FOX13 asked Marion if she was ready emotionally to hear details about her son’s murder for the first time that is bound to be part of the trial testimony and evidence.
“I’m ready for whatever they got to say,” Marion said.
Her decade quest for answers won't come for several more months because Ray's murder trial, which was scheduled for Oct. 26, has been postponed because of COVID-19.
All jury trials in Shelby County Criminal Court have been put on hold because of the pandemic.
“That is a hindrance for me,” Marion said. “I am ready to move on with this. He is just holding my life up.”
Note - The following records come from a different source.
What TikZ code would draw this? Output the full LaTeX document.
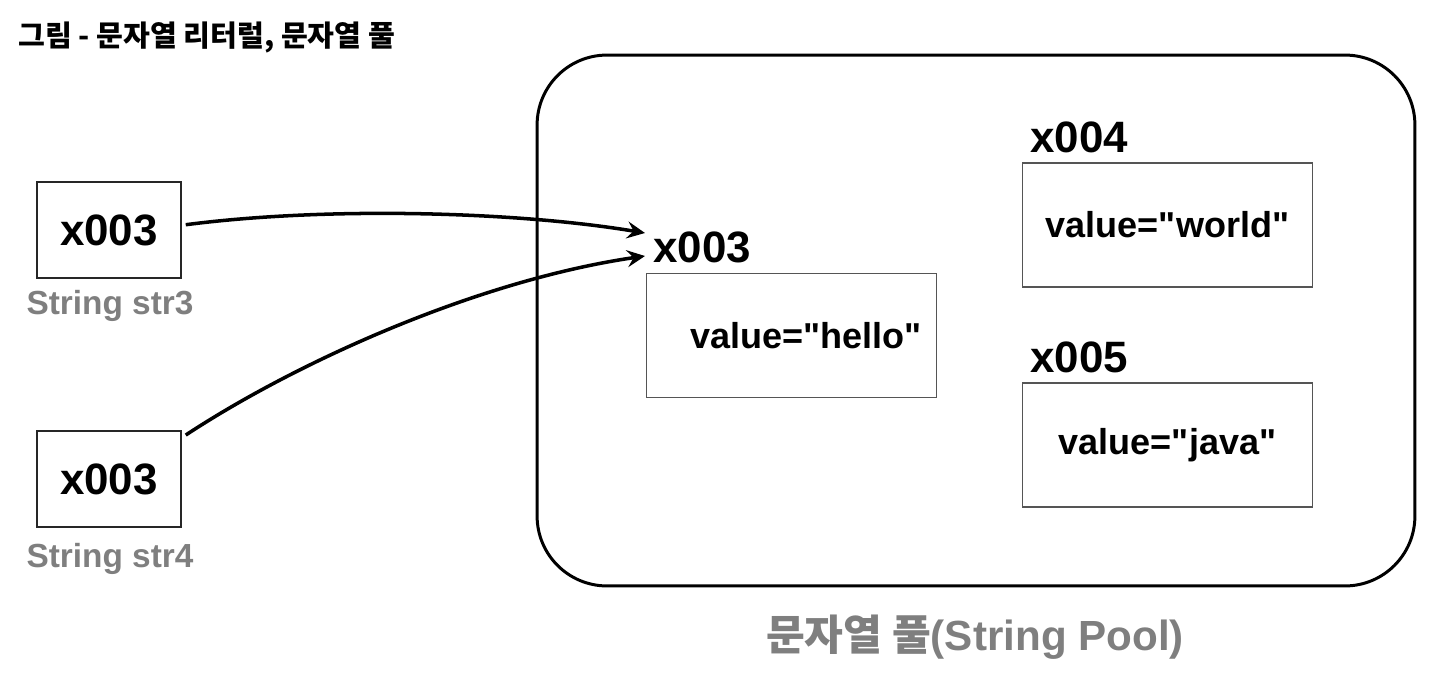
\documentclass[tikz,border=0pt]{standalone}
\usepackage{fontspec}
\setmainfont{Liberation Sans}
\newfontfamily\kor{Noto Sans CJK KR}
\usetikzlibrary{arrows.meta}
\definecolor{labelgray}{HTML}{7F7F7F}
\definecolor{boxgray}{HTML}{555555}

\begin{document}
\begin{tikzpicture}[x=0.02cm,y=-0.02cm,
  refbox/.style={draw=black!85, line width=1.4pt, minimum width=2.88cm, minimum height=1.92cm, font=\fontsize{25}{28}\selectfont\bfseries},
  valbox/.style={draw=boxgray, line width=0.7pt, minimum width=5.8cm, minimum height=2.48cm, font=\fontsize{20.5}{24}\selectfont\bfseries},
  addr/.style={inner sep=0pt, anchor=west, font=\fontsize{25}{28}\selectfont\bfseries},
  varname/.style={inner sep=0pt, text=labelgray, font=\fontsize{19}{22}\selectfont\bfseries},
  ptr/.style={line width=2pt, -{Stealth[length=3.6mm,width=3.4mm,inset=1.3mm]}}]
\useasboundingbox (0,0) rectangle (1440,690);
% title
\node[inner sep=0pt, anchor=west, font=\kor\fontsize{16.6}{19}\selectfont\bfseries] (title) at (18,37) {그림 - 문자열 리터럴, 문자열 풀};
% variables on the left
\node[refbox] (str3) at (109,230) {x003};
\node[varname] (str3name) at (110,306) {String str3};
\node[refbox] (str4) at (109,479) {x003};
\node[varname] (str4name) at (110,559) {String str4};
% string pool
\node[draw, line width=1.7pt, rounded corners=1.4cm, minimum width=17.56cm, minimum height=10.62cm] (pool) at (976,320.5) {};
\node[inner sep=0pt, text=labelgray, font=\fontsize{24}{28}\selectfont\bfseries] (poolname) at (975,637) {{\kor 문자열 풀}(String Pool)};
\node[addr] (addr3) at (653,247) {x003};
\node[valbox, text depth=0pt, align=right, text width=5.2cm] (hello) at (791.5,335.5) {value=\textquotedbl hello\textquotedbl\hspace{0.12cm}};
\node[addr] (addr4) at (1030,137) {x004};
\node[valbox] (world) at (1167.5,225) {value=\textquotedbl world\textquotedbl};
\node[addr] (addr5) at (1030,357) {x005};
\node[valbox] (java) at (1167.5,445) {value=\textquotedbl java\textquotedbl};
% references
\coordinate (in3) at (645,233);
\coordinate (in4) at (645,256);
\draw[ptr] ([xshift=2pt,yshift=3pt]str3.east) .. controls (330,206) and (520,212) .. (in3);
\draw[ptr] ([xshift=2pt,yshift=-3pt]str4.north east) .. controls (300,360) and (480,280) .. (in4);
\end{tikzpicture}
\end{document}
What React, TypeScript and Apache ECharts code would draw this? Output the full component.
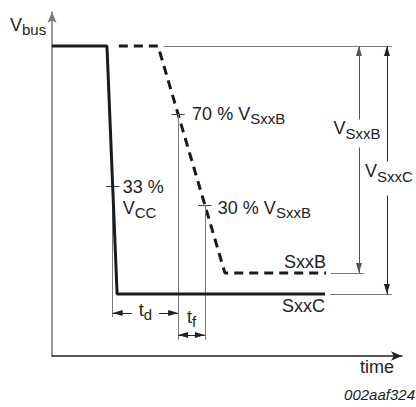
import React, { useEffect, useRef } from "react";
import * as echarts from "echarts";

const FAMILY = "'Liberation Sans', Arial, Helvetica, sans-serif";

// Axis ranges (time in arbitrary units, voltage in % of the Vbus high level)
const X_MAX = 100;
const Y_MAX = 111;
const V_HIGH = 100;
const V_SXXB = 26.8;
const V_SXXC = 20;

// SxxC output (solid line)
const sxxcTime = [0, 15.7, 18.6, 78];
const sxxcLevel = [V_HIGH, V_HIGH, V_SXXC, V_SXXC];

// SxxB output (dashed line)
const sxxbTime = [19.1, 30.3, 49.4, 78.3];
const sxxbLevel = [V_HIGH, V_HIGH, V_SXXB, V_SXXB];

// measurement points
const PCT_HIGH = 0.7;
const PCT_LOW = 0.3;
const VCC_MARK = 54.8; // 33 % VCC level
const TOP_REF = [31.9, 97.1];
const SXXB_REF = [79.7, 89.1];
const SXXC_REF = [79.4, 97.1];
const ARROW_B_X = 87.7;
const ARROW_C_X = 95.7;
const TD_Y = 13.9;
const TF_Y = 6.8;
const VCC_DROP = 12.6;
const SXXB_DROP = 5.2;
const TICK_HALF = 1.9;

function crossAt(ts: number[], vs: number[], level: number) {
  for (let i = 0; i < ts.length - 1; i++) {
    const a = vs[i];
    const b = vs[i + 1];
    if (a !== b && (a - level) * (b - level) <= 0) {
      const t = (level - a) / (b - a);
      return ts[i] + t * (ts[i + 1] - ts[i]);
    }
  }
  return ts[0];
}

const measureCtx = (() => {
  const c = document.createElement("canvas");
  return c.getContext("2d") as CanvasRenderingContext2D;
})();
function measure(text: string, size: number, italic = false) {
  measureCtx.font = `${italic ? "italic " : ""}${size}px "Liberation Sans"`;
  return measureCtx.measureText(text).width;
}

const TEXT_COLOR = "#222";

function txt(x: number, base: number, text: string, size: number, align = "left", italic = false) {
  return {
    type: "text",
    x,
    y: base - 0.35 * size,
    z: 20,
    silent: true,
    style: {
      text,
      fontSize: size,
      fontFamily: FAMILY,
      fontStyle: italic ? "italic" : "normal",
      fill: TEXT_COLOR,
      align,
      textAlign: align,
      verticalAlign: "middle",
      textVerticalAlign: "middle",
    },
  };
}

function pair(
  x: number,
  base: number,
  main: string,
  sub: string,
  align: "left" | "center" | "right" = "left",
  size = 18,
  subSize = 15,
  drop = 4
) {
  const wm = measure(main, size);
  const ws = measure(sub, subSize);
  const total = wm + ws;
  let left = x;
  if (align === "center") left = x - total / 2;
  if (align === "right") left = x - total;
  return {
    els: [txt(left, base, main, size), txt(left + wm, base + drop, sub, subSize)],
    left,
    width: total,
  };
}

function whiteRect(x: number, y: number, w: number, h: number) {
  return {
    type: "rect",
    z: 15,
    silent: true,
    shape: { x, y, width: w, height: h },
    style: { fill: "#fff" },
  };
}

const GRAY = "#7a7a7a";
const DARK = "#222";
const arrowTip = { symbol: "triangle", symbolSize: [6, 10], symbolOffset: [0, 5] };

function seg(a: number[], b: number[], color = GRAY, startArrow = false, endArrow = false) {
  return [
    {
      coord: a,
      lineStyle: { color, width: 1, type: "solid" },
      ...(startArrow ? arrowTip : { symbol: "none" }),
    },
    { coord: b, ...(endArrow ? arrowTip : { symbol: "none" }) },
  ];
}

export default function App() {
  const ref = useRef<HTMLDivElement>(null);

  useEffect(() => {
    const chart = echarts.init(ref.current!, null, { renderer: "svg" });

    const lvlHigh = V_SXXB + PCT_HIGH * (V_HIGH - V_SXXB);
    const lvlLow = V_SXXB + PCT_LOW * (V_HIGH - V_SXXB);
    const x70 = crossAt(sxxbTime, sxxbLevel, lvlHigh);
    const x30 = crossAt(sxxbTime, sxxbLevel, lvlLow);
    const x33 = crossAt(sxxcTime, sxxcLevel, VCC_MARK);

    const markData = [
      seg([TOP_REF[0], V_HIGH], [TOP_REF[1], V_HIGH]),
      seg([SXXB_REF[0], V_SXXB], [SXXB_REF[1], V_SXXB]),
      seg([SXXC_REF[0], V_SXXC], [SXXC_REF[1], V_SXXC]),
      seg([ARROW_B_X, V_HIGH], [ARROW_B_X, V_SXXB], "#555", true, true),
      seg([ARROW_C_X, V_HIGH], [ARROW_C_X, V_SXXC], DARK, true, true),
      seg([x70 - TICK_HALF, lvlHigh], [x70 + TICK_HALF, lvlHigh], "#444"),
      seg([x70, lvlHigh], [x70, SXXB_DROP]),
      seg([x33 - TICK_HALF, VCC_MARK], [x33 + TICK_HALF, VCC_MARK], "#444"),
      seg([x33, VCC_MARK], [x33, VCC_DROP]),
      seg([x30 - TICK_HALF, lvlLow], [x30 + TICK_HALF, lvlLow], "#444"),
      seg([x30, lvlLow], [x30, SXXB_DROP]),
      seg([x33, TD_Y], [x70, TD_Y], DARK, true, true),
      seg([x70, TF_Y], [x30, TF_Y], DARK, true, true),
    ];

    const hiddenAxisParts = {
      axisTick: { show: false },
      axisLabel: { show: false },
      splitLine: { show: false },
    };

    chart.setOption({
      animation: false,
      backgroundColor: "#fff",
      grid: { left: 52, right: 14, top: 12, bottom: 51 },
      xAxis: {
        type: "value",
        min: 0,
        max: X_MAX,
        axisLine: {
          show: true,
          symbol: ["none", "arrow"],
          symbolSize: [7, 11],
          lineStyle: { color: "#222", width: 1.5 },
        },
        ...hiddenAxisParts,
      },
      yAxis: {
        type: "value",
        min: 0,
        max: Y_MAX,
        axisLine: {
          show: true,
          symbol: ["none", "arrow"],
          symbolSize: [7, 11],
          lineStyle: { color: "#777", width: 1.5 },
        },
        ...hiddenAxisParts,
      },
      series: [
        {
          name: "SxxB",
          type: "line",
          data: sxxbTime.map((t, i) => [t, sxxbLevel[i]]),
          symbol: "none",
          silent: true,
          z: 4,
          lineStyle: { color: "#1a1a1a", width: 3, type: [9, 6] },
        },
        {
          name: "SxxC",
          type: "line",
          data: sxxcTime.map((t, i) => [t, sxxcLevel[i]]),
          symbol: "none",
          silent: true,
          z: 5,
          lineStyle: { color: "#1a1a1a", width: 3, type: "solid" },
          markLine: {
            silent: true,
            symbol: ["none", "none"],
            label: { show: false },
            emphasis: { disabled: true },
            lineStyle: { color: GRAY, width: 1, type: "solid" },
            itemStyle: { color: "#1a1a1a" },
            data: markData,
          },
        },
      ],
    });

    const px = (x: number, y: number) => chart.convertToPixel({ gridIndex: 0 }, [x, y]) as number[];

    const els: any[] = [];
    const axisTop = px(0, Y_MAX);
    const axisEnd = px(X_MAX, 0);
    // Vbus
    els.push(...pair(axisTop[0] - 42, axisTop[1] + 19, "V", "bus").els);
    // 70 %
    const p70 = px(x70, lvlHigh);
    els.push(...pair(p70[0] + 14, p70[1] + 6, "70 % V", "SxxB").els);
    // 33 % VCC
    const p33 = px(x33, VCC_MARK);
    els.push(txt(p33[0] + 10, p33[1] + 7, "33 %", 18));
    els.push(...pair(p33[0] + 10, p33[1] + 28, "V", "CC").els);
    // 30 %
    const p30 = px(x30, lvlLow);
    els.push(...pair(p30[0] + 13, p30[1] + 9, "30 % V", "SxxB").els);
    // line names
    const endB = px(sxxbTime[sxxbTime.length - 1], V_SXXB);
    const endC = px(sxxcTime[sxxcTime.length - 1], V_SXXC);
    els.push(txt(endB[0], endB[1] - 5, "SxxB", 18, "right"));
    els.push(txt(endC[0], endC[1] + 18, "SxxC", 18, "right"));
    // VSxxB
    const bTop = px(ARROW_B_X, V_HIGH);
    const bBot = px(ARROW_B_X, V_SXXB);
    const bBase = bTop[1] + 0.39 * (bBot[1] - bTop[1]);
    const lb = pair(bTop[0] - 2, bBase, "V", "SxxB", "center");
    els.push(whiteRect(lb.left, bBase - 15, lb.width, 28), ...lb.els);
    // VSxxC
    const cTop = px(ARROW_C_X, V_HIGH);
    const cBot = px(ARROW_C_X, V_SXXC);
    const cBase = cTop[1] + 0.53 * (cBot[1] - cTop[1]);
    const lc = pair(cTop[0] + 2, cBase, "V", "SxxC", "center");
    els.push(whiteRect(lc.left, cBase - 16, lc.width, 34), ...lc.els);
    // td
    const tdL = px(x33, TD_Y);
    const tdR = px(x70, TD_Y);
    const tdMid = (tdL[0] + tdR[0]) / 2;
    const ltd = pair(tdMid, tdL[1] + 3, "t", "d", "center");
    els.push(whiteRect(ltd.left - 7, tdL[1] - 4, ltd.width + 14, 8), ...ltd.els);
    // tf
    const tfL = px(x70, TF_Y);
    const tfR = px(x30, TF_Y);
    const tfMid = (tfL[0] + tfR[0]) / 2;
    els.push(...pair(tfMid, tfL[1] - 12, "t", "f", "center").els);
    // axis name and figure id
    els.push(txt(axisEnd[0] - 8, axisEnd[1] + 17, "time", 18, "right"));
    els.push(txt(415, 400, "002aaf324", 15, "right", true));

    chart.setOption({ graphic: els });

    return () => chart.dispose();
  }, []);

  return (
    <div
      ref={ref}
      style={{ position: "fixed", left: 0, top: 0, width: 416, height: 407, background: "#fff" }}
    />
  );
}
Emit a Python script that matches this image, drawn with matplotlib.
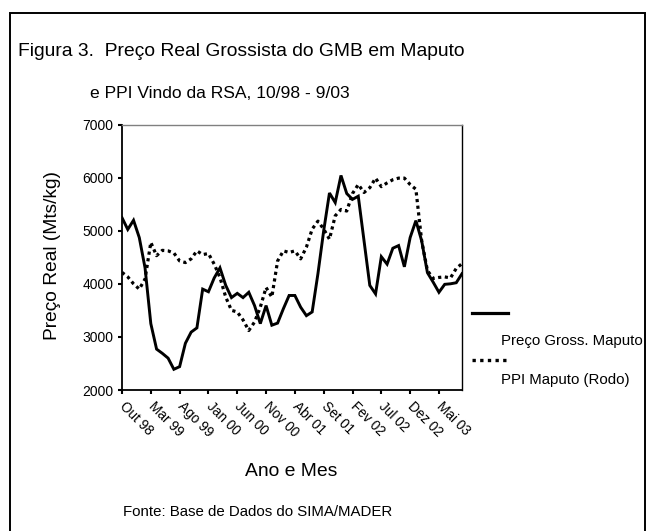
import matplotlib
matplotlib.use("Agg")
import matplotlib.pyplot as plt
from matplotlib.patches import Rectangle
from matplotlib.lines import Line2D
from matplotlib.transforms import ScaledTranslation

# ---- data ----
tick_labels = ["Out 98", "Mar 99", "Ago 99", "Jan 00", "Jun 00", "Nov 00",
               "Abr 01", "Set 01", "Fev 02", "Jul 02", "Dez 02", "Mai 03"]
preco_gross = [5245, 5024, 5196, 4870, 4300, 3250, 2770, 2690, 2600, 2390,
               2440, 2880, 3090, 3170, 3900, 3850, 4110, 4300, 3970, 3740,
               3820, 3740, 3840, 3590, 3250, 3590, 3220, 3260, 3530, 3780,
               3780, 3560, 3400, 3470, 4190, 5000, 5710, 5530, 6040, 5700,
               5590, 5650, 4810, 3970, 3810, 4510, 4370, 4670, 4720, 4320,
               4870, 5190, 4810, 4210, 4030, 3840, 3990, 4000, 4020, 4190]
ppi_maputo = [4215, 4130, 4000, 3900, 4090, 4780, 4530, 4630, 4620, 4580,
              4430, 4400, 4470, 4620, 4550, 4570, 4370, 4120, 3750, 3500,
              3470, 3320, 3120, 3280, 3560, 3930, 3750, 4430, 4620, 4590,
              4620, 4470, 4690, 5030, 5180, 5030, 4840, 5280, 5400, 5370,
              5700, 5870, 5720, 5810, 5990, 5830, 5900, 5960, 5990, 5990,
              5870, 5780, 4810, 4250, 4100, 4120, 4130, 4110, 4290, 4380]
series_names = ["Preço Gross. Maputo", "PPI Maputo (Rodo)"]

FONT = ["Liberation Sans", "DejaVu Sans"]
plt.rcParams["font.family"] = FONT

W, H = 646, 531
fig = plt.figure(figsize=(W / 100, H / 100), dpi=100)

def fx(px):
    return px / W

def fy(py):
    return 1 - py / H

# outer frame
fig.patches.append(Rectangle((fx(10), fy(545)), fx(644.5) - fx(10), fy(13) - fy(545),
                             transform=fig.transFigure, fill=False,
                             edgecolor="black", linewidth=1.4))

ax = fig.add_axes([fx(122), fy(390), fx(462) - fx(122), fy(124.5) - fy(390)])
x = list(range(len(preco_gross)))
ax.plot(x, preco_gross, color="black", linewidth=2.1, solid_joinstyle="miter")
ax.plot(x, ppi_maputo, color="black", linewidth=2.3, linestyle=(0, (1, 1.1)))

ax.set_xlim(0, len(x) - 1)
ax.set_ylim(2000, 7000)
ax.set_yticks(range(2000, 7001, 1000))
ax.set_xticks(range(0, len(x), 5))
ax.set_xticklabels(tick_labels, rotation=-45, ha="left", va="center",
                   rotation_mode="anchor", fontsize=9.8)
offset = ScaledTranslation(8 / 100, 1 / 100, fig.dpi_scale_trans)
for t in ax.get_xticklabels():
    t.set_transform(t.get_transform() + offset)
for t in ax.get_yticklabels():
    t.set_fontsize(10)
ax.tick_params(axis="both", direction="out", length=3, width=1.5, color="black", pad=3)
ax.tick_params(axis="x", pad=7)

ax.spines["left"].set_linewidth(1.3)
ax.spines["bottom"].set_linewidth(1.3)
ax.spines["top"].set_color("#808080")
ax.spines["top"].set_linewidth(1.0)
ax.spines["right"].set_color("black")
ax.spines["right"].set_linewidth(1.0)

fig.text(fx(53), fy(256), "Preço Real (Mts/kg)", fontsize=13.8, rotation=90,
         ha="center", va="center")

# titles and texts
fig.text(fx(18), fy(51), "Figura 3.  Preço Real Grossista do GMB em Maputo",
         fontsize=13.9, ha="left", va="center")
fig.text(fx(90), fy(93), "e PPI Vindo da RSA, 10/98 - 9/03",
         fontsize=12.6, ha="left", va="center")
fig.text(fx(291), fy(472), "Ano e Mes", fontsize=13.9, ha="center", va="center")
fig.text(fx(123), fy(512), "Fonte: Base de Dados do SIMA/MADER",
         fontsize=10.8, ha="left", va="center")

# legend (manual, Excel style)
fig.lines.append(Line2D([fx(472), fx(508)], [fy(313), fy(313)], transform=fig.transFigure,
                        color="black", linewidth=2.3))
fig.text(fx(501), fy(341), series_names[0], fontsize=10.8, ha="left", va="center")
fig.lines.append(Line2D([fx(472), fx(508)], [fy(360), fy(360)], transform=fig.transFigure,
                        color="black", linewidth=2.4, linestyle=(0, (1, 1.3))))
fig.text(fx(501), fy(380), series_names[1], fontsize=10.8, ha="left", va="center")

fig.savefig("out.png", dpi=100)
FOX13 asked Marion what does this delay of Turner’s trial mean to her.
“It is sickening to me,” she said. “It really upsets me” because she wants the trial to begin as scheduled despite the pandemic. The courts won’t allow it.”
FOX13 asked Marion if she understood that having a high profile trial, packed with media and others in the courtroom would be a potential health risk?
“Tell them to stay home,” she said. “It’s not concerning you. Stay home. Don’t come. Wait until the newspaper comes out. Watch TV that night. I am coming. That was my child. Ain ‘t nobody gonna fight for him but me.”
For Marion, to get her way, she’d have to convince a judge to throw out his order suspending jury trials that was endorsed by both defense attorneys and the District Attorney after consulting with county and federal health officials.
She will ask.
Marion was not afraid to agitate and irritate police and prosecutors until they arrested the people charged with Wright’s murder, once considered the most publicized and infamous cold cases in Memphis’ recent history.
Defense attorneys told FOX13 privately it is unlikely the judge will overturn his order because of public health concerns.
While she waits, and she has waited years before, Marion will rely on faith and the promise of justice.
“I just pray that the good Lord will keep me here,” Marion said. “So, I can continue on. I am on a journey, and the good Lord knows I’m on a journey. It’s not over. I’ve got to see this through.”